Thursday, October 19, 2006

Bug Me Not

A few years ago, my sister lived in an apartment that was attractive to large, flying roaches. In her opinion, which I share, it was actually attractive to just one large, flying roach. She was too creeped out to touch the thing, and her then-boyfriend (now, husband) doesn't kill bugs. He humanely releases them into the wild, where they're free to return to the nice warm apartment with the easy food.

Lilsis has written humorously in the past about her partner's experiences with "helping" spiders, but this story needs to be told in his own words.

So, today, without permission, I'm totally plagiarizing an email my sister's new husband wrote to his family a couple of years ago, after the first roach sighting. Here's hoping it doesn't bring a plague of roaches (or spiders) upon my house.

Lilsis does not like roaches. More specifically, roaches in her house; it's the "in the house part" that is the key. Anyway, while I was out errand-ing yesterday she called and had been "surprised" by a visiting member of the roach family. She quickly hurled a book at it, but it eluded her death strike and went missing for the remainder of the day.

When I got to her place after work, we resumed cleaning her room (which is what she had been working on earlier in the day). I was assigned to the "dangerous area"- under the bed--and Lilsis was folding clothes on the opposite side of her bedroom. Well, we cleaned for a while, made some headway, and no roach was to be seen. That is, until I saw that it was sitting on her back. Now, my view was that the roach was trying to apologize for his intrusion in her abode by giving her a warm embrace . . . Lilsis felt differently about the matter.

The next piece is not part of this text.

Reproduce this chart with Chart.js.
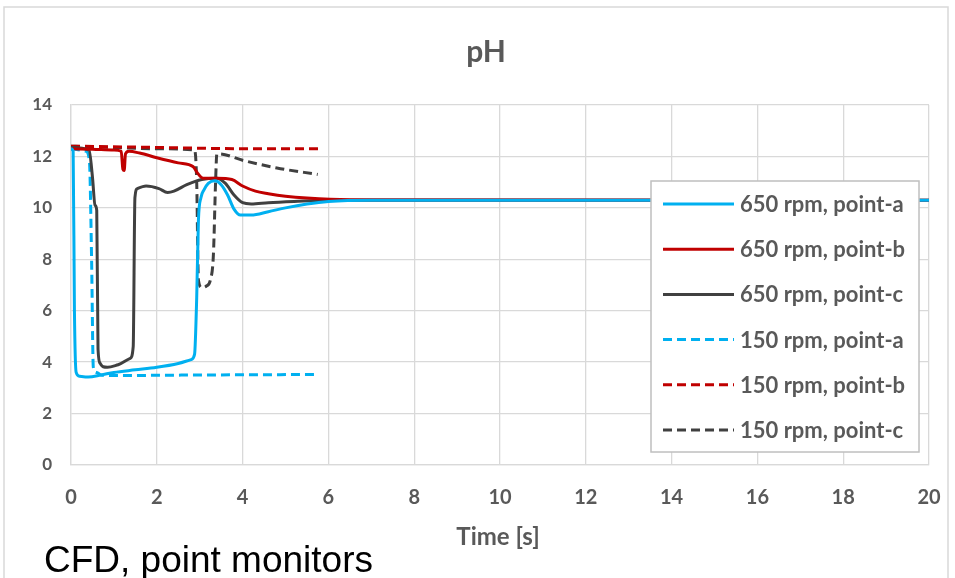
<!DOCTYPE html>
<html>
<head>
<meta charset="utf-8">
<script src="https://cdn.jsdelivr.net/npm/chart.js@4.4.0/dist/chart.umd.min.js"></script>
<style>
  html, body { margin: 0; padding: 0; background: #fff; }
</style>
</head>
<body>
<canvas id="phChart" width="955" height="578"></canvas>
<script>
// pH point monitors
const seriesNames = ['650 rpm, point-a', '650 rpm, point-b', '650 rpm, point-c',
  '150 rpm, point-a', '150 rpm, point-b', '150 rpm, point-c'];

const a650T = [0, 0.05, 0.08, 0.12, 0.2, 0.4, 0.7, 1.0, 1.5, 2.0, 2.5, 2.8, 2.88, 2.93, 2.97, 3.03, 3.1, 3.2, 3.35, 3.5, 3.65, 3.8, 3.95, 4.2, 4.6, 5.0, 5.5, 6.0, 7, 20];
const a650Y = [12.3, 12.2, 6.0, 3.6, 3.45, 3.42, 3.5, 3.6, 3.7, 3.8, 3.95, 4.1, 4.3, 6.5, 9.5, 10.4, 10.7, 10.95, 11.05, 10.9, 10.5, 9.95, 9.72, 9.72, 9.85, 10.0, 10.15, 10.25, 10.3, 10.3];

const b650T = [0, 0.5, 1.0, 1.17, 1.21, 1.24, 1.27, 1.35, 1.6, 2.0, 2.5, 2.85, 2.95, 3.08, 3.4, 3.75, 4.0, 4.3, 4.6, 5.0, 5.5, 6.5, 20];
const b650Y = [12.3, 12.28, 12.25, 12.2, 11.5, 11.45, 12.1, 12.2, 12.13, 11.95, 11.75, 11.6, 11.35, 11.15, 11.15, 11.1, 10.85, 10.65, 10.55, 10.45, 10.38, 10.32, 10.3];

const c650T = [0, 0.42, 0.5, 0.56, 0.6, 0.63, 0.68, 0.75, 0.85, 1.1, 1.38, 1.45, 1.49, 1.55, 1.75, 2.05, 2.25, 2.4, 2.7, 3.05, 3.4, 3.6, 3.8, 4.0, 4.2, 4.6, 5.2, 6.0, 20];
const c650Y = [12.35, 12.25, 11.2, 10.1, 9.9, 4.5, 3.95, 3.82, 3.8, 3.9, 4.15, 4.6, 10.4, 10.75, 10.85, 10.75, 10.6, 10.65, 10.9, 11.1, 11.15, 10.95, 10.5, 10.2, 10.15, 10.2, 10.25, 10.3, 10.3];

const a150T = [0, 0.35, 0.43, 0.48, 0.52, 0.6, 0.7, 1.0, 3.0, 5.75];
const a150Y = [12.3, 12.2, 11.8, 8.0, 3.8, 3.6, 3.5, 3.48, 3.5, 3.52];

const b150T = [0, 2, 4, 5.8];
const b150Y = [12.4, 12.35, 12.3, 12.3];

const c150T = [0, 1.0, 2.0, 2.88, 2.93, 2.97, 3.05, 3.15, 3.25, 3.32, 3.37, 3.4, 3.45, 4.0, 4.8, 5.75];
const c150Y = [12.4, 12.35, 12.3, 12.25, 11.0, 7.2, 6.9, 6.95, 7.2, 8.2, 11.0, 12.1, 12.1, 11.85, 11.55, 11.3];

const xTicks = [0, 2, 4, 6, 8, 10, 12, 14, 16, 18, 20];
const yTicks = [0, 2, 4, 6, 8, 10, 12, 14];

const CYAN = '#00b0f0', RED = '#c00000', DARK = '#404040';
const TEXT = '#595959', GRID = '#d9d9d9';

function pts(ts, ys) {
  return ts.map((t, i) => ({ x: t, y: ys[i] }));
}

function line(label, ts, ys, color, dashed) {
  return {
    label: label,
    data: pts(ts, ys),
    borderColor: color,
    backgroundColor: color,
    borderWidth: 3,
    borderDash: dashed ? [9, 5] : [],
    pointRadius: 0,
    fill: false,
    cubicInterpolationMode: 'monotone'
  };
}

const datasets = [
  line(seriesNames[0], a650T, a650Y, CYAN, false),
  line(seriesNames[1], b650T, b650Y, RED, false),
  line(seriesNames[2], c650T, c650Y, DARK, false),
  line(seriesNames[3], a150T, a150Y, CYAN, true),
  line(seriesNames[4], b150T, b150Y, RED, true),
  line(seriesNames[5], c150T, c150Y, DARK, true)
];

// texts, frame and the boxed legend inside the plot
const decor = {
  id: 'decor',
  beforeDraw(chart) {
    const c = chart.ctx;
    c.save();
    c.fillStyle = '#fff';
    c.fillRect(0, 0, chart.width, chart.height);
    c.strokeStyle = GRID;
    c.lineWidth = 1.5;
    c.strokeRect(4, 7, 944, 600);
    c.restore();
  },
  afterDraw(chart) {
    const c = chart.ctx;
    c.save();
    // title
    c.fillStyle = TEXT;
    c.font = 'bold 30px Lato';
    c.textAlign = 'center';
    c.textBaseline = 'alphabetic';
    c.fillText('pH', 486, 62);
    // x axis title
    c.font = 'bold 24px Lato';
    c.fillText('Time [s]', 498, 545);
    // caption
    c.fillStyle = '#000';
    c.font = '37px "Liberation Sans"';
    c.textAlign = 'left';
    c.fillText('CFD, point monitors', 44, 572);

    // legend
    const lx = 651, ly = 181, lw = 268, lh = 271;
    c.fillStyle = '#fff';
    c.fillRect(lx, ly, lw, lh);
    c.strokeStyle = '#bfbfbf';
    c.lineWidth = 1.5;
    c.strokeRect(lx, ly, lw, lh);
    c.font = 'bold 22px Lato';
    c.textBaseline = 'middle';
    chart.data.datasets.forEach((ds, i) => {
      const y = 204 + i * 45.2;
      c.strokeStyle = ds.borderColor;
      c.lineWidth = 3;
      c.setLineDash(ds.borderDash);
      c.beginPath();
      c.moveTo(663, y);
      c.lineTo(734, y);
      c.stroke();
      c.setLineDash([]);
      c.fillStyle = TEXT;
      c.fillText(ds.label, 740, y + 1);
    });
    c.restore();
  }
};

new Chart(document.getElementById('phChart').getContext('2d'), {
  type: 'line',
  data: { datasets: datasets },
  options: {
    responsive: false,
    animation: false,
    layout: { padding: { left: 0, top: 105, right: 26, bottom: 0 } },
    plugins: {
      legend: { display: false },
      title: { display: false },
      tooltip: { enabled: false }
    },
    scales: {
      x: {
        type: 'linear',
        min: 0,
        max: 20,
        afterFit: s => { s.height = 113; s.paddingRight = 0; s.paddingLeft = 0; },
        afterBuildTicks: s => { s.ticks = xTicks.map(v => ({ value: v })); },
        grid: { color: GRID, lineWidth: 1.3, drawTicks: false },
        border: { color: GRID, width: 1.3 },
        ticks: { padding: 21, color: TEXT, font: { family: 'Lato', size: 20, weight: 'bold' } }
      },
      y: {
        min: 0,
        max: 14,
        afterFit: s => { s.width = 71; },
        afterBuildTicks: s => { s.ticks = yTicks.map(v => ({ value: v })); },
        grid: { color: GRID, lineWidth: 1.3, drawTicks: false },
        border: { color: GRID, width: 1.3 },
        ticks: { padding: 19, color: TEXT, font: { family: 'Lato', size: 17, weight: 'bold' } }
      }
    }
  },
  plugins: [decor]
});
</script>
</body>
</html>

As soon as I saw it, I calmly rolled up whatever piece of paper I had in my hand and slowly and stealthily walked over behind her. My first swing at the roach failed to knock it off, but it did alert Lilsis, and she immediately knew what was happening. At that moment Lilsis immediately sprang into a convulsion of screams, jumping and swatting, while either I, with my second swing, or she with her hand—there's still debate—knocked the roach off of her. She had rocketed to her bed where she continued to get the heebie-jeebies and scream, and Orion (the enormous dog) not knowing what to do with himself, ran laps over the bed and on the floor until he realized that our major concern at the moment was not with him being on the bed and so he sat on my pillow and cleaned himself.

The roach being either stunned or crafty sat on the floor motionless—undoubtedly trying to camouflage its brown self on the orange carpet: not a very effective tactical decision. I found a glass and a piece of paper and contained the intruder. He was freed outside and the apartment is, for now, roach-free. All in a day's work.


Good job, Lilsis. Laughter is important in a marriage.

6 comments:

Rob Monroe said...

I sure hope that you have given her some sort of roach-related gift since then! Stuffed, plastic, something along those fun lines.

My brother has the same issues with spiders, which makes it funny that my little sister's college mascot is, of course, a spider!

Anonymous said...

Great short story. Too cute this must have been to watch.

Sarahlynn said...

Rob, I could never do that, because my issues became her issues.

Rebecca, indeed!

PPB, exactly! That is the best part!

ccw said...

This is hysterical!

Unknown said...

Ugh!!! *shudders*

It was ON HER BACK!!!

*shudders*

grace said...

hahaha everytime i read this i laugh all over and then want to cry a little :). Seriously, no roach gifts please! I recently had a client tell me a roach story and had real nightmares for two nights...no lie.
Everytime my lovely husband suggests decensitization techniques I suggest dropping a snake in his lap. (he's terrified of snakes hehehee).